Christmas was only a few weeks ago and now it's March! :doublesho Just wait 'till you're my age and the weeks and months fly by with increasing rapidity! :lol:

Alan W


----------



## D.Taylor R26 (Feb 5, 2012)

Love these cars and ultra red is a gorgeous colour if a little hard to correct. Great pics as well.


----------



## Trophy#185 (Jan 28, 2008)

Looks amazing 

Found mine looked like a new car after decontaminating stage too.


----------



## Jamie_M (Dec 1, 2008)

Great result on an awesome little car!


----------



## jamie crookston (Aug 30, 2010)

D.Taylor R26 said:


> Love these cars and ultra red is a gorgeous colour if a little hard to correct.
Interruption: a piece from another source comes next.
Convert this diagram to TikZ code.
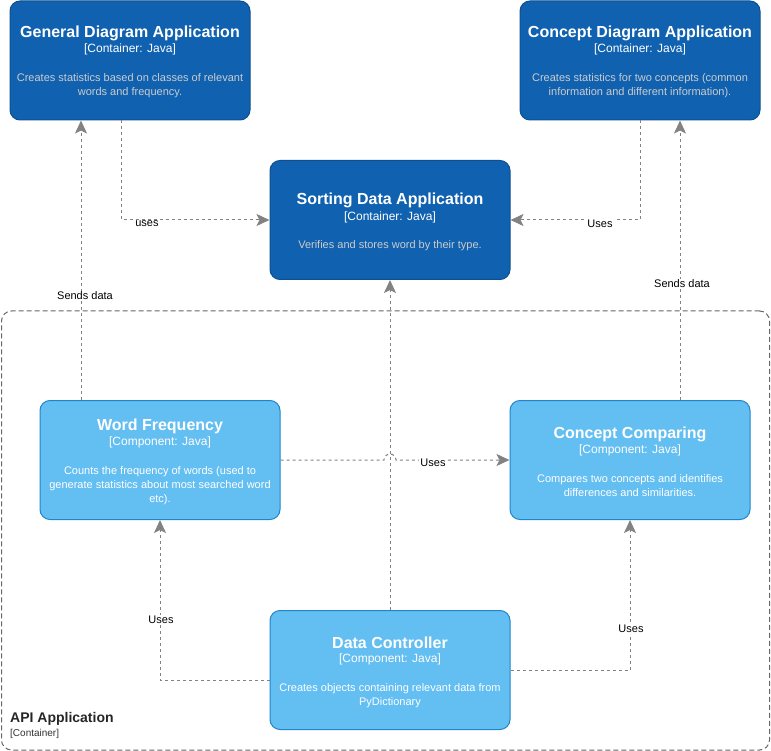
\documentclass[tikz,border=0pt]{standalone}
\usepackage{fontspec}
\setmainfont{Liberation Sans}
\usetikzlibrary{arrows.meta,calc}
\definecolor{contfill}{HTML}{1061B0}
\definecolor{contdraw}{HTML}{0D5091}
\definecolor{compfill}{HTML}{63BEF2}
\definecolor{compdraw}{HTML}{2086C9}
\definecolor{descgray}{HTML}{CCCCCC}
\definecolor{edgegray}{HTML}{828282}
\definecolor{boundgray}{HTML}{666666}
\tikzset{
  contbox/.style={draw=contdraw, fill=contfill, line width=1pt, rounded corners=10pt, minimum width=240pt, minimum height=119pt, inner sep=0pt},
  compbox/.style={draw=compdraw, fill=compfill, line width=1pt, rounded corners=10pt, minimum width=240pt, minimum height=119pt, inner sep=0pt},
  ttl/.style={text=white, font=\fontsize{16}{19}\selectfont\bfseries, inner sep=0pt},
  sub/.style={text=white, font=\fontsize{12}{14}\selectfont, inner sep=0pt},
  cdesc/.style={text=descgray, font=\fontsize{11}{14}\selectfont, align=center, inner sep=0pt},
  kdesc/.style={text=white, font=\fontsize{11}{14}\selectfont, align=center, inner sep=0pt},
  conn/.style={draw=edgegray, line width=1pt, dash pattern=on 3pt off 3pt, -{Stealth[length=13pt,width=12pt,inset=3pt,fill=edgegray]}},
  lbl/.style={fill=white, text=black, font=\fontsize{11}{13}\selectfont, inner sep=1pt},
}
\begin{document}
\begin{tikzpicture}[x=1pt,y=-1pt]
\useasboundingbox (0,0) rectangle (771,751);
% boundary
\node[draw=boundgray, line width=1pt, dash pattern=on 5pt off 3pt, rounded corners=10pt, minimum width=768pt, minimum height=439pt, inner sep=0pt] (api) at (385.5,530.5) {};
\node[anchor=west, inner sep=0pt, font=\fontsize{14}{16}\selectfont\bfseries, text=black!85] (apit) at (10,719) {API Application};
\node[anchor=west, inner sep=0pt, font=\fontsize{10}{12}\selectfont, text=black!80] (apis) at (10,734) {[Container]};

% containers
\node[contbox] (gda) at (130,60.5) {};
\node[ttl] (gdat) at (130,33) {General Diagram Application};
\node[sub] (gdas) at (130,49) {[Container: Java]};
\node[cdesc] (gdad) at (130,86) {Creates statistics based on classes of relevant\\words and frequency.};

\node[contbox] (cda) at (640,60.5) {};
\node[ttl] (cdat) at (640,33) {Concept Diagram Application};
\node[sub] (cdas) at (640,49) {[Container: Java]};
\node[cdesc] (cdad) at (640,86) {Creates statistics for two concepts (common\\information and different information).};

\node[contbox] (sda) at (390,220) {};
\node[ttl] (sdat) at (390,200) {Sorting Data Application};
\node[sub] (sdas) at (390,217) {[Container: Java]};
\node[cdesc] (sdad) at (390,246) {Verifies and stores word by their type.};

% components
\node[compbox] (wf) at (160,460) {};
\node[ttl] (wft) at (160,426) {Word Frequency};
\node[sub] (wfs) at (160,442) {[Component: Java]};
\node[kdesc] (wfd) at (160,486) {Counts the frequency of words (used to\\generate statistics about most searched word\\etc).};

\node[compbox] (cc) at (630,460) {};
\node[ttl] (cct) at (630,434) {Concept Comparing};
\node[sub] (ccs) at (630,450) {[Component: Java]};
\node[kdesc] (ccd) at (630,486) {Compares two concepts and identifies\\differences and similarities.};

\node[compbox] (dc) at (390,670) {};
\node[ttl] (dct) at (390,643) {Data Controller};
\node[sub] (dcs) at (390,659) {[Component: Java]};
\node[kdesc] (dcd) at (390,696) {Creates objects containing relevant data from\\PyDictionary};

% connectors
\draw[conn] (gda.south -| 121,0) |- (sda.west);
\node[lbl] (l1) at (147,224) {uses};
\draw[conn] (cda.south) |- (sda.east);
\node[lbl] (l2) at (600,224) {Uses};
\draw[conn] (wf.north -| 81,0) -- (gda.south -| 81,0);
\node[lbl] (l3) at (85,296) {Sends data};
\draw[conn] (cc.north -| 680,0) -- (cda.south -| 680,0);
\node[lbl] (l4) at (682,284) {Sends data};
\draw[conn] (dc.north) -- (sda.south);
\draw[conn] (wf.east) -- ($(dc.north |- wf.east)+(-6,0)$) arc[start angle=180,end angle=0,radius=6pt] -- (cc.west);
\node[lbl] (l5) at (433,463) {Uses};
\draw[conn] (dc.west |- 0,680) -| (wf.south);
\node[lbl] (l6) at (161,620) {Uses};
\draw[conn] (dc.east) -| (cc.south);
\node[lbl] (l7) at (631,629) {Uses};
\end{tikzpicture}
\end{document}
Great pics as well.


I'm sure the trophys came in capsicum red Dave. I may be wrong on that. Gally will be able to confirm that for me.


----------



## gally (May 25, 2008)

Thanks again for the comments chaps.

It is indeed Capsicum. Ultra Red is 197/200, Megane and the new style Twingo. UR is probably a deeper Red, Capsicum goes light/Orangey in some light. UR stays Red.


----------



## Soul Hudson (Jul 5, 2011)

Looking good my man. An interesting thread to read. Keep up the good work and I will be looking to more.


----------



## Maggi200 (Aug 21, 2009)

gally said:


> Thanks again for the comments chaps.
> 
> It is indeed Capsicum. Ultra Red is 197/200, Megane and the new style Twingo. UR is probably a deeper Red, Capsicum goes light/Orangey in some light. UR stays Red.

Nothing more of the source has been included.